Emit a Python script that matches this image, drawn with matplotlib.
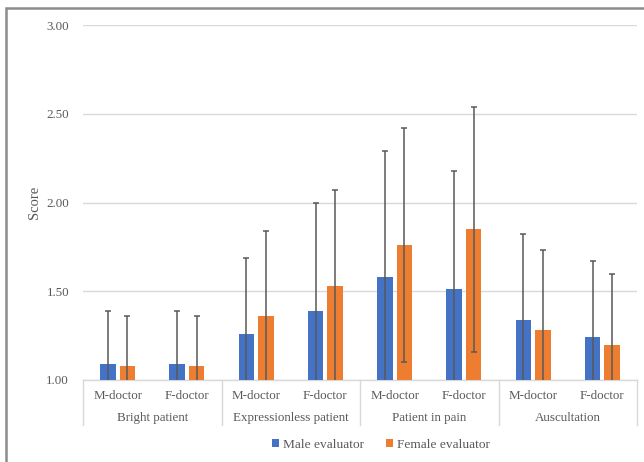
import matplotlib
matplotlib.use("Agg")
import matplotlib.pyplot as plt
import numpy as np

plt.rcParams['font.family'] = ['Liberation Serif', 'DejaVu Serif']

doctors = ["M-doctor", "F-doctor"] * 4
groups = ["Bright patient", "Expressionless patient", "Patient in pain", "Auscultation"]

male = [1.09, 1.09, 1.26, 1.39, 1.58, 1.51, 1.34, 1.24]
male_sd = [0.30, 0.30, 0.43, 0.61, 0.71, 0.67, 0.48, 0.43]
female = [1.08, 1.08, 1.36, 1.53, 1.76, 1.85, 1.28, 1.20]
female_sd = [0.28, 0.28, 0.48, 0.54, 0.66, 0.69, 0.45, 0.40]

yticks = [1.0, 1.5, 2.0, 2.5, 3.0]

txt = "#595959"
grid = "#d9d9d9"

fig = plt.figure(figsize=(6.44, 4.62), dpi=100)
ax = fig.add_axes([83 / 644, 1 - 380 / 462, 554 / 644, 355 / 462])

x = np.arange(len(male))
w = 0.225
err_kw = dict(ecolor="#595959", elinewidth=1.1, capsize=2.2, capthick=1.1)
ax.bar(x - 0.14, male, w, bottom=0, color="#4472C4", label="Male evaluator",
       yerr=male_sd, error_kw=err_kw, zorder=3)
ax.bar(x + 0.14, female, w, bottom=0, color="#ED7D31", label="Female evaluator",
       yerr=female_sd, error_kw=err_kw, zorder=3)

ax.set_xlim(-0.5, len(male) - 0.5)
ax.set_ylim(1.0, 3.0)
ax.set_yticks(yticks)
ax.set_yticklabels([f"{v:.2f}" for v in yticks], color=txt, fontsize=9.4)
ax.tick_params(axis="y", length=0, pad=10)
ax.set_xticks([])
ax.grid(axis="y", color=grid, linewidth=1.0, zorder=0)
ax.set_axisbelow(True)
for s in ["left", "right", "top"]:
    ax.spines[s].set_visible(False)
ax.spines["bottom"].set_color(grid)
ax.spines["bottom"].set_linewidth(1.0)

ax.set_ylabel("Score", color=txt, fontsize=10.5, labelpad=4)

# category labels under the axis
trans = ax.get_xaxis_transform()
for i, d in enumerate(doctors):
    ax.text(i, -16 / 355, d, transform=trans, ha="center", va="center",
            color=txt, fontsize=9.4)
for g, name in enumerate(groups):
    ax.text(2 * g + 0.5, -38 / 355, name, transform=trans, ha="center", va="center",
            color=txt, fontsize=9.4)
for b in np.arange(-0.5, len(male), 2):
    ax.plot([b, b], [0, -45 / 355], transform=trans, color=grid, linewidth=1.0,
            clip_on=False)

leg = fig.legend(loc="center", bbox_to_anchor=(381 / 644, 1 - 445 / 462), ncol=2,
                 frameon=False, fontsize=9.6, handlelength=0.55, handleheight=0.55,
                 handletextpad=0.3, columnspacing=1.6)
for t in leg.get_texts():
    t.set_color(txt)

# outer chart frame
fig.patches.append(plt.Rectangle((6 / 644, -0.05), 1.2, 1 - 8 / 462 + 0.05,
                                 transform=fig.transFigure, fill=False,
                                 edgecolor="#8c8c8c", linewidth=1.8))

fig.savefig("out.png", dpi=100)
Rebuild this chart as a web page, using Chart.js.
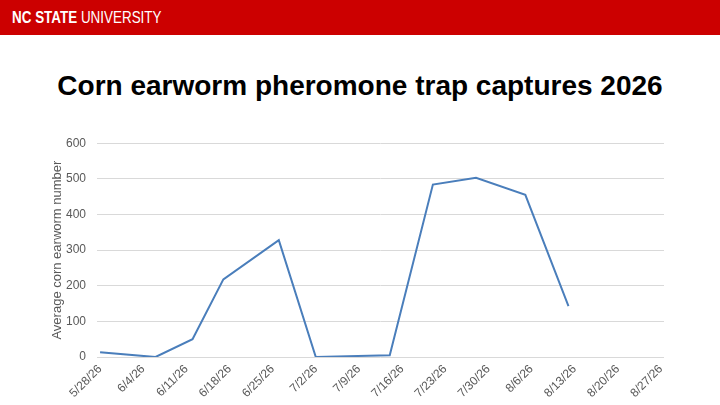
::::::::::
Problem to work on:
Write out every line above exactly as it is, leaving out the pictures.

Result of this exercise:
Emit a Python script that matches this image, drawn with matplotlib.
import matplotlib
matplotlib.use("Agg")
import matplotlib.pyplot as plt
import numpy as np

plt.rcParams['font.family'] = ['Liberation Serif', 'DejaVu Serif']

doctors = ["M-doctor", "F-doctor"] * 4
groups = ["Bright patient", "Expressionless patient", "Patient in pain", "Auscultation"]

male = [1.09, 1.09, 1.26, 1.39, 1.58, 1.51, 1.34, 1.24]
male_sd = [0.30, 0.30, 0.43, 0.61, 0.71, 0.67, 0.48, 0.43]
female = [1.08, 1.08, 1.36, 1.53, 1.76, 1.85, 1.28, 1.20]
female_sd = [0.28, 0.28, 0.48, 0.54, 0.66, 0.69, 0.45, 0.40]

yticks = [1.0, 1.5, 2.0, 2.5, 3.0]

txt = "#595959"
grid = "#d9d9d9"

fig = plt.figure(figsize=(6.44, 4.62), dpi=100)
ax = fig.add_axes([83 / 644, 1 - 380 / 462, 554 / 644, 355 / 462])

x = np.arange(len(male))
w = 0.225
err_kw = dict(ecolor="#595959", elinewidth=1.1, capsize=2.2, capthick=1.1)
ax.bar(x - 0.14, male, w, bottom=0, color="#4472C4", label="Male evaluator",
       yerr=male_sd, error_kw=err_kw, zorder=3)
ax.bar(x + 0.14, female, w, bottom=0, color="#ED7D31", label="Female evaluator",
       yerr=female_sd, error_kw=err_kw, zorder=3)

ax.set_xlim(-0.5, len(male) - 0.5)
ax.set_ylim(1.0, 3.0)
ax.set_yticks(yticks)
ax.set_yticklabels([f"{v:.2f}" for v in yticks], color=txt, fontsize=9.4)
ax.tick_params(axis="y", length=0, pad=10)
ax.set_xticks([])
ax.grid(axis="y", color=grid, linewidth=1.0, zorder=0)
ax.set_axisbelow(True)
for s in ["left", "right", "top"]:
    ax.spines[s].set_visible(False)
ax.spines["bottom"].set_color(grid)
ax.spines["bottom"].set_linewidth(1.0)

ax.set_ylabel("Score", color=txt, fontsize=10.5, labelpad=4)

# category labels under the axis
trans = ax.get_xaxis_transform()
for i, d in enumerate(doctors):
    ax.text(i, -16 / 355, d, transform=trans, ha="center", va="center",
            color=txt, fontsize=9.4)
for g, name in enumerate(groups):
    ax.text(2 * g + 0.5, -38 / 355, name, transform=trans, ha="center", va="center",
            color=txt, fontsize=9.4)
for b in np.arange(-0.5, len(male), 2):
    ax.plot([b, b], [0, -45 / 355], transform=trans, color=grid, linewidth=1.0,
            clip_on=False)

leg = fig.legend(loc="center", bbox_to_anchor=(381 / 644, 1 - 445 / 462), ncol=2,
                 frameon=False, fontsize=9.6, handlelength=0.55, handleheight=0.55,
                 handletextpad=0.3, columnspacing=1.6)
for t in leg.get_texts():
    t.set_color(txt)

# outer chart frame
fig.patches.append(plt.Rectangle((6 / 644, -0.05), 1.2, 1 - 8 / 462 + 0.05,
                                 transform=fig.transFigure, fill=False,
                                 edgecolor="#8c8c8c", linewidth=1.8))

fig.savefig("out.png", dpi=100)
Rebuild this chart as a web page, using Chart.js.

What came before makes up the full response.